[EXERCISE AIM]:
Without including any pictures, copy each entry below exactly.

[Source data]:

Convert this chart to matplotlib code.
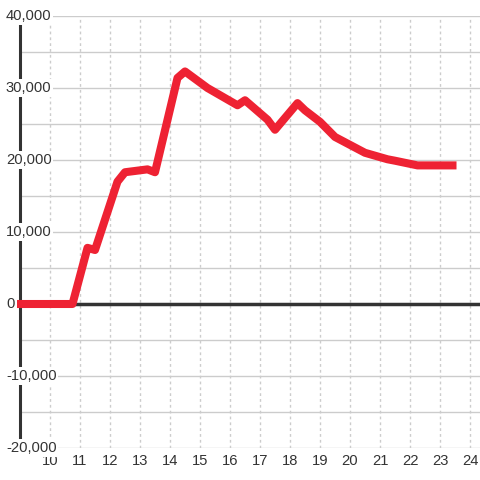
import matplotlib.pyplot as plt

# Werte
hours = [8.9, 10.75, 11.25, 11.5, 12.25, 12.5, 13.25, 13.5, 14.25, 14.5, 15.25,
         16.25, 16.5, 17.25, 17.5, 18.25, 18.5, 19.0, 19.5, 20.5, 21.25, 21.5,
         22.25, 23.55]
values = [0, 0, 7800, 7500, 17000, 18300, 18700, 18300, 31400, 32300, 30000,
          27600, 28300, 25600, 24200, 27900, 26900, 25300, 23200, 21000, 20100,
          19900, 19250, 19250]

y_ticks = [-20000, -10000, 0, 10000, 20000, 30000, 40000]
y_grid = list(range(-20000, 40001, 5000))
x_ticks = list(range(10, 25))

plt.rcParams['font.family'] = ['Liberation Sans', 'DejaVu Sans']

fig = plt.figure(figsize=(4.8, 4.8), dpi=100)
ax = fig.add_axes([20 / 480, 32 / 480, 460 / 480, 432 / 480])
ax.set_xlim(9.0, 24.333)
ax.set_ylim(-20000, 40000)

for s in ['top', 'right', 'bottom']:
    ax.spines[s].set_visible(False)
ax.spines['left'].set_color('#333333')
ax.spines['left'].set_linewidth(2.2)
ax.spines['left'].set_zorder(2)
ax.set_xticks([])
ax.set_yticks([])

# Gitter
for y in y_grid:
    ax.axhline(y, color='#cccccc', lw=1, zorder=1)
for x in x_ticks:
    ax.axvline(x, color='#cccccc', lw=1, ls=(0, (2, 2.2)), zorder=1)

# Nulllinie
ax.axhline(0, color='#333333', lw=2.5, zorder=3)

# Beschriftungen
for y in y_ticks:
    ax.text(-14 / 460, y, f'{y:,}', transform=ax.get_yaxis_transform(),
            ha='left', va='center', fontsize=10.6, color='#333333', zorder=5,
            clip_on=False,
            bbox=dict(facecolor='white', edgecolor='none', pad=1.2))
for x in x_ticks:
    ax.text(x, -13 / 432, str(x), transform=ax.get_xaxis_transform(),
            ha='center', va='center', fontsize=10.6, color='#333333',
            clip_on=False)

# Datenlinie
ax.plot(hours, values, color='#ee2233', lw=5.8, solid_joinstyle='round',
        solid_capstyle='butt', zorder=6, clip_on=False)

fig.savefig('out.png', dpi=100, facecolor='white')
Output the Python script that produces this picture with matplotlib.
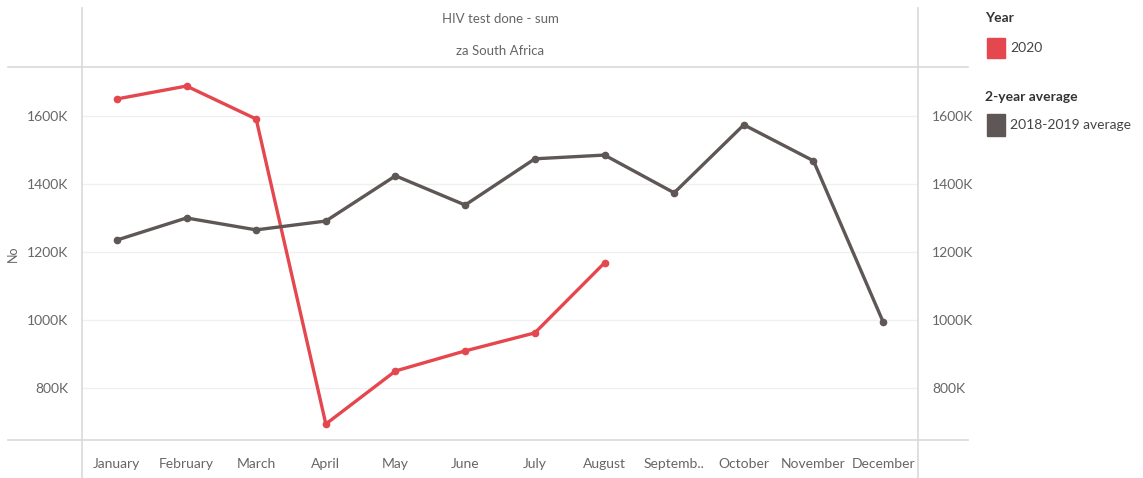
import matplotlib
matplotlib.use("Agg")
import matplotlib.pyplot as plt
from matplotlib.lines import Line2D
from matplotlib.patches import Rectangle
from matplotlib.ticker import FuncFormatter

months = ["January", "February", "March", "April", "May", "June", "July",
          "August", "Septemb..", "October", "November", "December"]
values_2020 = [1650, 1688, 1591, 694, 850, 909, 962, 1168]
values_avg = [1235, 1300, 1265, 1291, 1424, 1338, 1474, 1485, 1374, 1574, 1468, 994]
yticks = [800, 1000, 1200, 1400, 1600]

RED = "#e5474e"
GRAY = "#5f5656"
TXT = "#666666"
LINE = "#d9d9d9"
plt.rcParams["font.family"] = ["Lato", "DejaVu Sans"]

W, H = 1143, 478
fig = plt.figure(figsize=(W / 100, H / 100), dpi=100)

x0, x1, yt, yb = 82, 918, 67, 440
ax = fig.add_axes([x0 / W, 1 - yb / H, (x1 - x0) / W, (yb - yt) / H])
ax.set_xlim(-0.5, 11.5)
ax.set_ylim(647, 1744)

xs = list(range(len(months)))
ax.plot(xs[:len(values_2020)], values_2020, color=RED, lw=2.4, marker="o", ms=4.5, zorder=3)
ax.plot(xs, values_avg, color=GRAY, lw=2.4, marker="o", ms=4.5, zorder=3)

for s in ax.spines.values():
    s.set_visible(False)
ax.set_yticks(yticks)
ax.yaxis.set_major_formatter(FuncFormatter(lambda v, p: f"{int(v)}K"))
ax.tick_params(axis="y", length=0, labelsize=10, labelcolor=TXT, pad=10,
               labelright=True, labelleft=True)
ax.grid(axis="y", color="#f0f0f0", lw=1)
ax.set_xticks(xs)
ax.set_xticklabels(months)
ax.tick_params(axis="x", length=0, labelsize=10, labelcolor=TXT, pad=13)
ax.set_ylabel("No", color=TXT, fontsize=9)
ax.yaxis.set_label_coords(-0.075, 0.5)

# frame lines (Tableau style)
def hline(y, xa, xb):
    fig.add_artist(Line2D([xa / W, xb / W], [1 - y / H, 1 - y / H], color=LINE, lw=1.2))

def vline(x, ya, yb_):
    fig.add_artist(Line2D([x / W, x / W], [1 - ya / H, 1 - yb_ / H], color=LINE, lw=1.2))

hline(67, 8, 968)
hline(440, 8, 968)
vline(82, 8, 478)
vline(918, 8, 478)

fig.text((x0 + x1) / 2 / W, 1 - 19 / H, "HIV test done - sum", ha="center", va="center",
         fontsize=9.5, color=TXT)
fig.text((x0 + x1) / 2 / W, 1 - 51 / H, "za South Africa", ha="center", va="center",
         fontsize=9.5, color=TXT)

# legend
fig.text(985 / W, 1 - 18 / H, "Year", ha="left", va="center", fontsize=10,
         color="#333333", fontweight="bold")
fig.add_artist(Rectangle((987 / W, 1 - 58 / H), 18 / W, 20 / H, color=RED,
                         transform=fig.transFigure))
fig.text(1010 / W, 1 - 48 / H, "2020", ha="left", va="center", fontsize=10, color="#444444")
fig.text(985 / W, 1 - 97 / H, "2-year average", ha="left", va="center", fontsize=10,
         color="#333333", fontweight="bold")
fig.add_artist(Rectangle((987 / W, 1 - 136 / H), 18 / W, 22 / H, color=GRAY,
                         transform=fig.transFigure))
fig.text(1010 / W, 1 - 125 / H, "2018-2019 average", ha="left", va="center", fontsize=10,
         color="#444444")

fig.savefig("out.png", dpi=100)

[RESPONSE TO THE EXERCISE]:
Convert this chart to matplotlib code.
import matplotlib.pyplot as plt

# Werte
hours = [8.9, 10.75, 11.25, 11.5, 12.25, 12.5, 13.25, 13.5, 14.25, 14.5, 15.25,
         16.25, 16.5, 17.25, 17.5, 18.25, 18.5, 19.0, 19.5, 20.5, 21.25, 21.5,
         22.25, 23.55]
values = [0, 0, 7800, 7500, 17000, 18300, 18700, 18300, 31400, 32300, 30000,
          27600, 28300, 25600, 24200, 27900, 26900, 25300, 23200, 21000, 20100,
          19900, 19250, 19250]

y_ticks = [-20000, -10000, 0, 10000, 20000, 30000, 40000]
y_grid = list(range(-20000, 40001, 5000))
x_ticks = list(range(10, 25))

plt.rcParams['font.family'] = ['Liberation Sans', 'DejaVu Sans']

fig = plt.figure(figsize=(4.8, 4.8), dpi=100)
ax = fig.add_axes([20 / 480, 32 / 480, 460 / 480, 432 / 480])
ax.set_xlim(9.0, 24.333)
ax.set_ylim(-20000, 40000)

for s in ['top', 'right', 'bottom']:
    ax.spines[s].set_visible(False)
ax.spines['left'].set_color('#333333')
ax.spines['left'].set_linewidth(2.2)
ax.spines['left'].set_zorder(2)
ax.set_xticks([])
ax.set_yticks([])

# Gitter
for y in y_grid:
    ax.axhline(y, color='#cccccc', lw=1, zorder=1)
for x in x_ticks:
    ax.axvline(x, color='#cccccc', lw=1, ls=(0, (2, 2.2)), zorder=1)

# Nulllinie
ax.axhline(0, color='#333333', lw=2.5, zorder=3)

# Beschriftungen
for y in y_ticks:
    ax.text(-14 / 460, y, f'{y:,}', transform=ax.get_yaxis_transform(),
            ha='left', va='center', fontsize=10.6, color='#333333', zorder=5,
            clip_on=False,
            bbox=dict(facecolor='white', edgecolor='none', pad=1.2))
for x in x_ticks:
    ax.text(x, -13 / 432, str(x), transform=ax.get_xaxis_transform(),
            ha='center', va='center', fontsize=10.6, color='#333333',
            clip_on=False)

# Datenlinie
ax.plot(hours, values, color='#ee2233', lw=5.8, solid_joinstyle='round',
        solid_capstyle='butt', zorder=6, clip_on=False)

fig.savefig('out.png', dpi=100, facecolor='white')
Output the Python script that produces this picture with matplotlib.
import matplotlib
matplotlib.use("Agg")
import matplotlib.pyplot as plt
from matplotlib.lines import Line2D
from matplotlib.patches import Rectangle
from matplotlib.ticker import FuncFormatter

months = ["January", "February", "March", "April", "May", "June", "July",
          "August", "Septemb..", "October", "November", "December"]
values_2020 = [1650, 1688, 1591, 694, 850, 909, 962, 1168]
values_avg = [1235, 1300, 1265, 1291, 1424, 1338, 1474, 1485, 1374, 1574, 1468, 994]
yticks = [800, 1000, 1200, 1400, 1600]

RED = "#e5474e"
GRAY = "#5f5656"
TXT = "#666666"
LINE = "#d9d9d9"
plt.rcParams["font.family"] = ["Lato", "DejaVu Sans"]

W, H = 1143, 478
fig = plt.figure(figsize=(W / 100, H / 100), dpi=100)

x0, x1, yt, yb = 82, 918, 67, 440
ax = fig.add_axes([x0 / W, 1 - yb / H, (x1 - x0) / W, (yb - yt) / H])
ax.set_xlim(-0.5, 11.5)
ax.set_ylim(647, 1744)

xs = list(range(len(months)))
ax.plot(xs[:len(values_2020)], values_2020, color=RED, lw=2.4, marker="o", ms=4.5, zorder=3)
ax.plot(xs, values_avg, color=GRAY, lw=2.4, marker="o", ms=4.5, zorder=3)

for s in ax.spines.values():
    s.set_visible(False)
ax.set_yticks(yticks)
ax.yaxis.set_major_formatter(FuncFormatter(lambda v, p: f"{int(v)}K"))
ax.tick_params(axis="y", length=0, labelsize=10, labelcolor=TXT, pad=10,
               labelright=True, labelleft=True)
ax.grid(axis="y", color="#f0f0f0", lw=1)
ax.set_xticks(xs)
ax.set_xticklabels(months)
ax.tick_params(axis="x", length=0, labelsize=10, labelcolor=TXT, pad=13)
ax.set_ylabel("No", color=TXT, fontsize=9)
ax.yaxis.set_label_coords(-0.075, 0.5)

# frame lines (Tableau style)
def hline(y, xa, xb):
    fig.add_artist(Line2D([xa / W, xb / W], [1 - y / H, 1 - y / H], color=LINE, lw=1.2))

def vline(x, ya, yb_):
    fig.add_artist(Line2D([x / W, x / W], [1 - ya / H, 1 - yb_ / H], color=LINE, lw=1.2))

hline(67, 8, 968)
hline(440, 8, 968)
vline(82, 8, 478)
vline(918, 8, 478)

fig.text((x0 + x1) / 2 / W, 1 - 19 / H, "HIV test done - sum", ha="center", va="center",
         fontsize=9.5, color=TXT)
fig.text((x0 + x1) / 2 / W, 1 - 51 / H, "za South Africa", ha="center", va="center",
         fontsize=9.5, color=TXT)

# legend
fig.text(985 / W, 1 - 18 / H, "Year", ha="left", va="center", fontsize=10,
         color="#333333", fontweight="bold")
fig.add_artist(Rectangle((987 / W, 1 - 58 / H), 18 / W, 20 / H, color=RED,
                         transform=fig.transFigure))
fig.text(1010 / W, 1 - 48 / H, "2020", ha="left", va="center", fontsize=10, color="#444444")
fig.text(985 / W, 1 - 97 / H, "2-year average", ha="left", va="center", fontsize=10,
         color="#333333", fontweight="bold")
fig.add_artist(Rectangle((987 / W, 1 - 136 / H), 18 / W, 22 / H, color=GRAY,
                         transform=fig.transFigure))
fig.text(1010 / W, 1 - 125 / H, "2018-2019 average", ha="left", va="center", fontsize=10,
         color="#444444")

fig.savefig("out.png", dpi=100)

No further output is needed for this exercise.